С Галей мы сделали 11 передач. И когда отдел литдрамы начали расформировывать, я встретился с Владом Листьевым, и он предложил идти к нему. Так что это он сделал шапку "Серебряного шара".
Спектакли, которые стоит посмотреть: в Вахтанговском - "Ночь Игуаны", "Дядюшкин сон", в "Современнике" - "Балалайкин и Ко", "Играем Шиллера". В Театре Гоголя - "Записная книжка Тригорина", "Верная жена". Во МХАТе - "Кабала святош", "Ю", в Театре Маяковского - "Круг", "Не о соловьях", "Чума на оба ваши дома", в Театре Моссовета - "Вишневый сад". В "Ленкоме" - "Мистификация", "Город миллионеров", ну, и все пока, пожалуй.
Однако спектакли, которые вызывали во мне самые сильные чувства, были только с Бабановой...
Виталий Яковлевич исполняет на рояле пьесу Грига.
- Я учился в музыкальной школе, с тех пор умею. У меня много старинных нот.
Действительно, на стеллажах, забитых книгами о театре на разных языках, виднеются корешки довоенных фолиантов, старые афиши, носящие на себе отпечаток "того" времени, ноты...
Виталий Яковлевич подвозит меня на своей белоснежной "Fabia".

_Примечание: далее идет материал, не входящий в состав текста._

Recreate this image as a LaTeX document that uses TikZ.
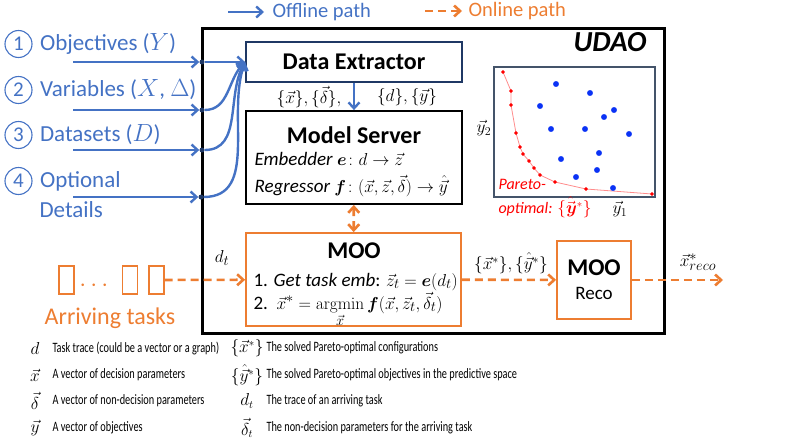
\documentclass[tikz,border=0pt]{standalone}
\usepackage{amsmath}
\usepackage[no-math]{fontspec}
\setmainfont{Carlito}
\newfontfamily\narrowfont[FakeStretch=0.72]{Carlito}
\usetikzlibrary{arrows.meta,positioning}
\definecolor{offblue}{HTML}{4472C4}
\definecolor{onorange}{HTML}{ED7D31}
\definecolor{navy}{HTML}{1F3864}
\definecolor{plotgray}{HTML}{44546A}
\definecolor{ptblue}{HTML}{0A32F5}
\begin{document}
\begin{tikzpicture}[x=1pt, y=-1pt, >={Straight Barb[length=6pt,width=11pt]},
  offline/.style={->, offblue, line width=2.4pt},
  online/.style={->, onorange, line width=2.6pt, dash pattern=on 8pt off 5pt},
  box/.style={draw, line width=1.8pt, minimum width=216pt},
  title/.style={font=\fontsize{24}{28}\selectfont\bfseries},
  body/.style={font=\fontsize{19}{22}\selectfont},
  label/.style={font=\fontsize{17}{20}\selectfont},
  input/.style={offblue, font=\fontsize{23}{27}\selectfont},
  num/.style={circle, draw=offblue, line width=1.1pt, text=offblue, minimum size=27pt, inner sep=0pt, font=\fontsize{21}{24}\selectfont},
  dot/.style={circle, fill=navy, inner sep=0pt, minimum size=5pt},
  task/.style={draw=onorange, line width=1.2pt, minimum width=15pt, minimum height=28pt, inner sep=0pt},
  legend/.style={anchor=west, font=\narrowfont\fontsize{14.3}{17}\selectfont},
  sym/.style={font=\fontsize{16}{18}\selectfont}]

\useasboundingbox (0,0) rectangle (807,442);

\coordinate (off1) at (228,12);
\coordinate (off2) at (264,12);
\draw[offline] (off1) -- (off2);
\node (offtxt) [offblue, anchor=west, font=\fontsize{20.5}{24}\selectfont] at (269,12) {Offline path};
\coordinate (on1) at (425,11);
\coordinate (on2) at (462,11);
\draw[online] (on1) -- (on2);
\node (ontxt) [onorange, anchor=west, font=\fontsize{20.5}{24}\selectfont] at (465,11) {Online path};

\node (udao) [draw, line width=3pt, minimum width=462pt, minimum height=305pt] at (433,180.5) {};
\node (udaotxt) [font=\fontsize{29}{32}\selectfont\bfseries\itshape] at (610,42) {UDAO};

\node (de) [box, draw=navy, minimum height=40pt, title] at (354,62) {Data Extractor};
\node (ms) [box, minimum height=93pt] at (354,157.5) {};
\node (mstxt) [title] at (354,135) {Model Server};
\node (emb) [body, anchor=base west] at (251,165) {\textit{Embedder} $\boldsymbol{e}\colon d\rightarrow\vec{z}$};
\node (reg) [body, anchor=base west] at (251,192) {\textit{Regressor} $\boldsymbol{f}\colon(\vec{x},\vec{z},\vec{\delta})\rightarrow\hat{\vec{y}}$};
\node (moo) [box, draw=onorange, minimum width=215pt, minimum height=93pt] at (353.5,279.5) {};
\node (mootxt) [title] at (354,251) {MOO};
\node (step1) [body, anchor=base west] at (250,286) {1. \textit{Get task emb}: $\vec{z}_t=\boldsymbol{e}(d_t)$};
\node (step2) [body, anchor=base west] at (250,309) {2.\ \ $\vec{x}^*=\mathop{\mathrm{argmin}}\limits_{\vec{x}}\boldsymbol{f}(\vec{x},\vec{z}_t,\vec{\delta}_t)$};
\node (reco) [draw=onorange, line width=1.8pt, minimum width=74pt, minimum height=78pt, align=center] at (594,280) {{\fontsize{24}{28}\selectfont\bfseries MOO}\\[11pt]{\fontsize{19}{22}\selectfont Reco}};

\node (xd) [label] at (309,97) {$\{\vec{x}\},\{\vec{\delta}\},$};
\node (dy) [label] at (407,97) {$\{d\},\{\vec{y}\}$};
\draw[offline] (de) -- (ms);
\draw[online, <->] (ms) -- (moo);

\node (t1) [task] at (66.5,280) {};
\node (tdots) [onorange, font=\fontsize{24}{28}\selectfont] at (96,286) {$\cdots$};
\node (t2) [task] at (130,280) {};
\node (t3) [task] at (156.5,280) {};
\node (arrive) [onorange, font=\fontsize{24}{28}\selectfont] at (110,318) {Arriving tasks};
\node (dt) [body] at (222,258) {$d_t$};
\draw[online] (t3) -- (moo);
\node (sol) [label] at (511,263) {$\{\vec{x}^*\},\{\hat{\vec{y}}^*\}$};
\draw[online] (moo) -- (reco);
\coordinate (out) at (723,280);
\node (xreco) [body] at (698,262) {$\vec{x}^*_{reco}$};
\draw[online] (reco) -- (out);

\node (c1) [num] at (18.5,44) {1};
\node (in1) [input, right=4pt of c1] {Objectives ($Y$)};
\node (c2) [num] at (18.5,90) {2};
\node (in2) [input, right=4pt of c2] {Variables ($X$, $\Delta$)};
\node (c3) [num] at (18.5,135) {3};
\node (in3) [input, right=4pt of c3] {Datasets ($D$)};
\node (c4) [num] at (18.5,181) {4};
\node (in4) [input, right=4pt of c4] {Optional};
\node (in4b) [input, anchor=west] at (36,210) {Details};

\coordinate (s1) at (73,62);
\coordinate (s2) at (73,110);
\coordinate (s3) at (73,150);
\coordinate (s4) at (73,197);
\node (p1) [dot] at (202,62) {};
\node (p2) [dot] at (202,110) {};
\node (p3) [dot] at (202,150) {};
\node (p4) [dot] at (201,197) {};
\draw[offline] (s1) -- (p1);
\draw[offline] (s2) -- (p2);
\draw[offline] (s3) -- (p3);
\draw[offline] (s4) -- (p4);
\draw[offline] (p1) -- (de);
\draw[offline] (p2) to[out=0, in=225] (de.west);
\draw[offline] (p3) to[out=0, in=240] (de.west);
\draw[offline] (p4) to[out=0, in=250] (de.west);

\node (plot) [draw=plotgray, line width=1.2pt, minimum width=161pt, minimum height=130pt, inner sep=0pt] at (574.5,132) {};
\draw[red!45, line width=0.8pt] plot coordinates {(503,72) (511,91) (511,105) (516,133) (520,147) (523,154) (529,161) (534,168) (540,175) (555,182) (586,189) (652,194)};
\draw plot[only marks, mark=*, mark size=1.6pt, mark options={red, fill=red}] coordinates {(503,72) (511,91) (511,105) (516,133) (520,147) (523,154) (529,161) (534,168) (540,175) (555,182) (586,189) (652,194)};
\draw plot[only marks, mark=*, mark size=2.7pt, mark options={ptblue, fill=ptblue}] coordinates {(556,84) (590,93) (540,106) (614,110) (604,117) (551,129) (585,129) (629,134) (599,153) (561,159) (597,170) (576,177) (613,188)};
\node (y2) [label] at (484,128) {$\vec{y}_2$};
\node (y1) [label] at (620,209) {$\vec{y}_1$};
\node (pareto) [red, align=left, anchor=north west, font=\fontsize{16}{24}\selectfont\itshape] at (495,176) {Pareto-\\optimal: $\{\hat{\vec{\boldsymbol{y}}}^*\}$};

\node (ld) [sym] at (35,348) {$d$};
\node (ldtxt) [legend] at (49,348) {Task trace (could be a vector or a graph)};
\node (lx) [sym] at (35,375) {$\vec{x}$};
\node (lxtxt) [legend] at (49,375) {A vector of decision parameters};
\node (ldelta) [sym] at (35,401) {$\vec{\delta}$};
\node (ldeltatxt) [legend] at (49,401) {A vector of non-decision parameters};
\node (ly) [sym] at (35,428) {$\vec{y}$};
\node (lytxt) [legend] at (49,428) {A vector of objectives};
\node (lxs) [sym] at (247,348) {$\{\vec{x}^*\}$};
\node (lxstxt) [legend] at (263,348) {The solved Pareto-optimal configurations};
\node (lys) [sym] at (247,375) {$\{\hat{\vec{y}}^*\}$};
\node (lystxt) [legend] at (263,375) {The solved Pareto-optimal objectives in the predictive space};
\node (ldt) [sym] at (247,401) {$d_t$};
\node (ldttxt) [legend] at (263,401) {The trace of an arriving task};
\node (ldeltat) [sym] at (247,428) {$\vec{\delta}_t$};
\node (ldeltattxt) [legend] at (263,428) {The non-decision parameters for the arriving task};
\end{tikzpicture}
\end{document}
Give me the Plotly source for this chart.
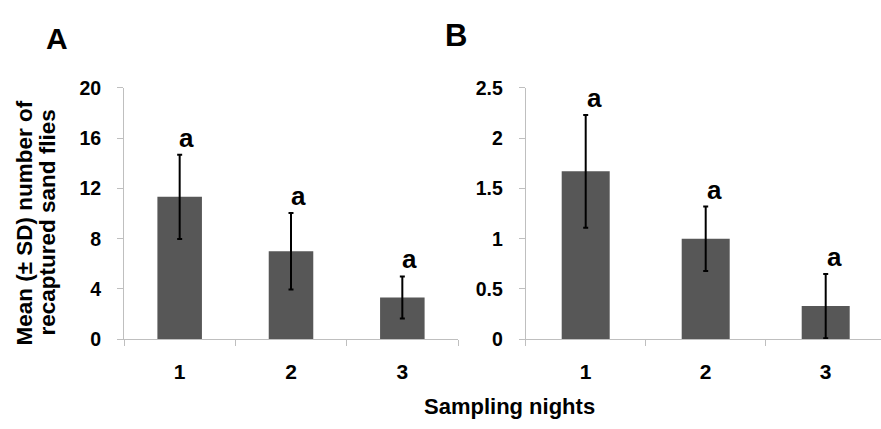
import plotly.graph_objects as go

# ---------------- data ----------------
nights = ["1", "2", "3"]
mean_A = [11.33, 7.0, 3.33]
sd_A = [3.35, 3.05, 1.67]
letters_A = ["a", "a", "a"]
mean_B = [1.67, 1.0, 0.33]
sd_B = [0.56, 0.32, 0.32]
letters_B = ["a", "a", "a"]
yticks_A = [0, 4, 8, 12, 16, 20]
yticks_B = [0, 0.5, 1, 1.5, 2, 2.5]
yticklabels_B = ["0", "0.5", "1", "1.5", "2", "2.5"]

W, H = 881, 429
FONT = "Arial, Liberation Sans, sans-serif"
BAR = "#575757"
AXC = "#bfbfbf"

def px_x(p):
    return p / W

def px_y(p):
    return 1 - p / H

fig = go.Figure()

fig.add_trace(go.Bar(
    x=nights, y=mean_A, width=0.4, marker=dict(color=BAR, line=dict(width=0)),
    error_y=dict(type="data", array=sd_A, visible=True, color="black", thickness=2, width=2.5),
    xaxis="x", yaxis="y", showlegend=False,
))
fig.add_trace(go.Bar(
    x=nights, y=mean_B, width=0.4, marker=dict(color=BAR, line=dict(width=0)),
    error_y=dict(type="data", array=sd_B, visible=True, color="black", thickness=2, width=2.5),
    xaxis="x2", yaxis="y2", showlegend=False,
))

ydom = [px_y(346), px_y(81)]
b_left = 525.7
b_cat = 120.0
b_range_end = -0.5 + (W - b_left) / b_cat

xcommon = dict(type="category", tickson="boundaries", ticks="outside", ticklen=6,
               tickcolor=AXC, tickwidth=1, showline=True, linecolor=AXC, linewidth=1,
               showgrid=False, zeroline=False,
               tickfont=dict(family=FONT, size=21, color="black", weight="bold"),
               ticklabelstandoff=14)
ycommon = dict(ticks="outside", ticklen=6, tickcolor=AXC, tickwidth=1, showline=True,
               linecolor=AXC, linewidth=1, showgrid=False, zeroline=False,
               tickfont=dict(family=FONT, size=19.5, color="black", weight="bold"),
               ticklabelstandoff=12, domain=ydom)

fig.update_layout(
    width=W, height=H, margin=dict(l=0, r=0, t=0, b=0),
    paper_bgcolor="white", plot_bgcolor="white",
    xaxis=dict(domain=[px_x(124), px_x(458)], range=[-0.5, 2.5], anchor="y", **xcommon),
    yaxis=dict(range=[0, 20], tickvals=yticks_A, anchor="x", **ycommon),
    xaxis2=dict(domain=[px_x(b_left), 1.0], range=[-0.5, b_range_end], anchor="y2", **xcommon),
    yaxis2=dict(range=[0, 2.5], tickvals=yticks_B, ticktext=yticklabels_B, anchor="x2", **ycommon),
)

ann = []
for i, (m, s, t) in enumerate(zip(mean_A, sd_A, letters_A)):
    ann.append(dict(x=i, y=m + s, xref="x", yref="y", text=t, showarrow=False,
                    xanchor="center", yanchor="middle", yshift=17, xshift=7,
                    font=dict(family=FONT, size=26, color="black", weight="bold")))
for i, (m, s, t) in enumerate(zip(mean_B, sd_B, letters_B)):
    ann.append(dict(x=i, y=m + s, xref="x2", yref="y2", text=t, showarrow=False,
                    xanchor="center", yanchor="middle", yshift=17, xshift=9,
                    font=dict(family=FONT, size=26, color="black", weight="bold")))

# y-axis title (two lines)
ann.append(dict(x=px_x(24.5), y=px_y(223.5), xref="paper", yref="paper",
                text="Mean (± SD) number of", textangle=-90, showarrow=False,
                xanchor="center", yanchor="middle",
                font=dict(family=FONT, size=22.5, color="black", weight="bold")))
ann.append(dict(x=px_x(47.5), y=px_y(223.5), xref="paper", yref="paper",
                text="recaptured sand flies", textangle=-90, showarrow=False,
                xanchor="center", yanchor="middle",
                font=dict(family=FONT, size=22.5, color="black", weight="bold")))
# x-axis title
ann.append(dict(x=px_x(509.5), y=px_y(417.4), xref="paper", yref="paper",
                text="Sampling nights", showarrow=False, xanchor="center", yanchor="middle",
                font=dict(family=FONT, size=22, color="black", weight="bold")))
# panel labels
ann.append(dict(x=px_x(56.5), y=px_y(28.6), xref="paper", yref="paper", text="A",
                showarrow=False, xanchor="center", yanchor="middle",
                font=dict(family=FONT, size=30, color="black", weight="bold")))
ann.append(dict(x=px_x(455.5), y=px_y(25.3), xref="paper", yref="paper", text="B",
                showarrow=False, xanchor="center", yanchor="middle",
                font=dict(family=FONT, size=31, color="black", weight="bold")))

fig.update_layout(annotations=ann)
fig.write_html("out.html")
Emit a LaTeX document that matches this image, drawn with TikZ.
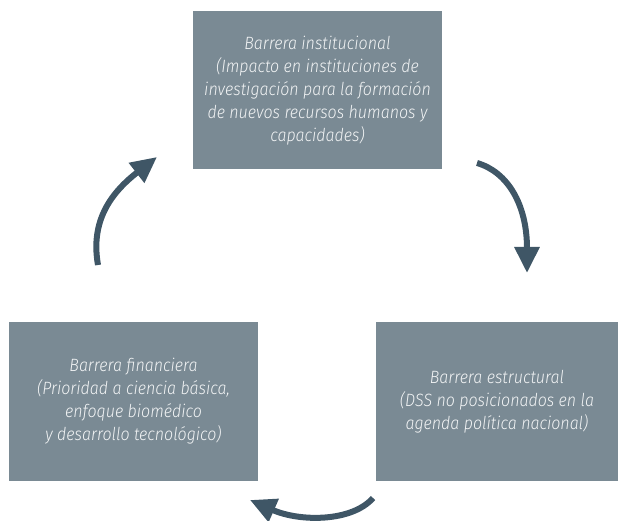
\documentclass[tikz,border=0pt]{standalone}
\usepackage{fontspec}
\setmainfont{Fira Sans}[ItalicFont={Fira Sans Light Italic}, ItalicFeatures={FakeStretch=0.9}]
\usetikzlibrary{arrows.meta}
\definecolor{boxgrey}{HTML}{7A8A94}
\definecolor{arrowcol}{HTML}{3F5666}
\definecolor{txtcol}{HTML}{F2F4F5}
\tikzset{
  barrier/.style={fill=boxgrey, draw=none, text=txtcol, align=center, inner sep=0pt,
    font=\fontsize{17.8}{23}\selectfont\itshape},
  cyclearrow/.style={draw=arrowcol, line width=6pt,
    -{Triangle[length=26pt,width=24pt]}, arrowcol}
}
\begin{document}
\begin{tikzpicture}[x=1pt,y=-1pt]
\useasboundingbox (0,0) rectangle (618,521);
\node[barrier, minimum width=249pt, minimum height=158pt] (inst) at (317.5,90.5)
  {Barrera institucional\\(Impacto en instituciones de\\investigación para la formación\\de nuevos recursos humanos y\\capacidades)};
\node[barrier, minimum width=249pt, minimum height=159pt] (fin) at (133.5,401.5)
  {Barrera financiera\\(Prioridad a ciencia básica,\\enfoque biomédico\\y desarrollo tecnológico)};
\node[barrier, minimum width=242pt, minimum height=159pt] (est) at (497,401.5)
  {Barrera estructural\\(DSS no posicionados en la\\agenda política nacional)};
\coordinate (a1s) at (98,265);
\coordinate (a1e) at (157,157);
\coordinate (a2s) at (477,163);
\coordinate (a2e) at (527,273);
\coordinate (a3s) at (373,498);
\coordinate (a3e) at (250,500);
\draw[cyclearrow] (a1s) .. controls (90,220) and (112,192) .. (a1e);
\draw[cyclearrow] (a2s) .. controls (508,172) and (527,205) .. (a2e);
\draw[cyclearrow] (a3s) .. controls (352,522) and (300,522) .. (a3e);
\end{tikzpicture}
\end{document}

- Я уже двадцать лет вожу машину. Сейчас вот съезжу по делам, а потом выступаю на вечере памяти Ильинского, ему сто лет со дня рождения. Как на улице темно! В Москве как-то простора нет, не то что в Нью-Йорке. Но больше всего на свете я люблю Париж. Красивее Парижа, по-моему, ничего не существует. Когда стоишь на мосту над Сеной, кажется, что больше ничего не нужно! Но без Москвы жить не могу!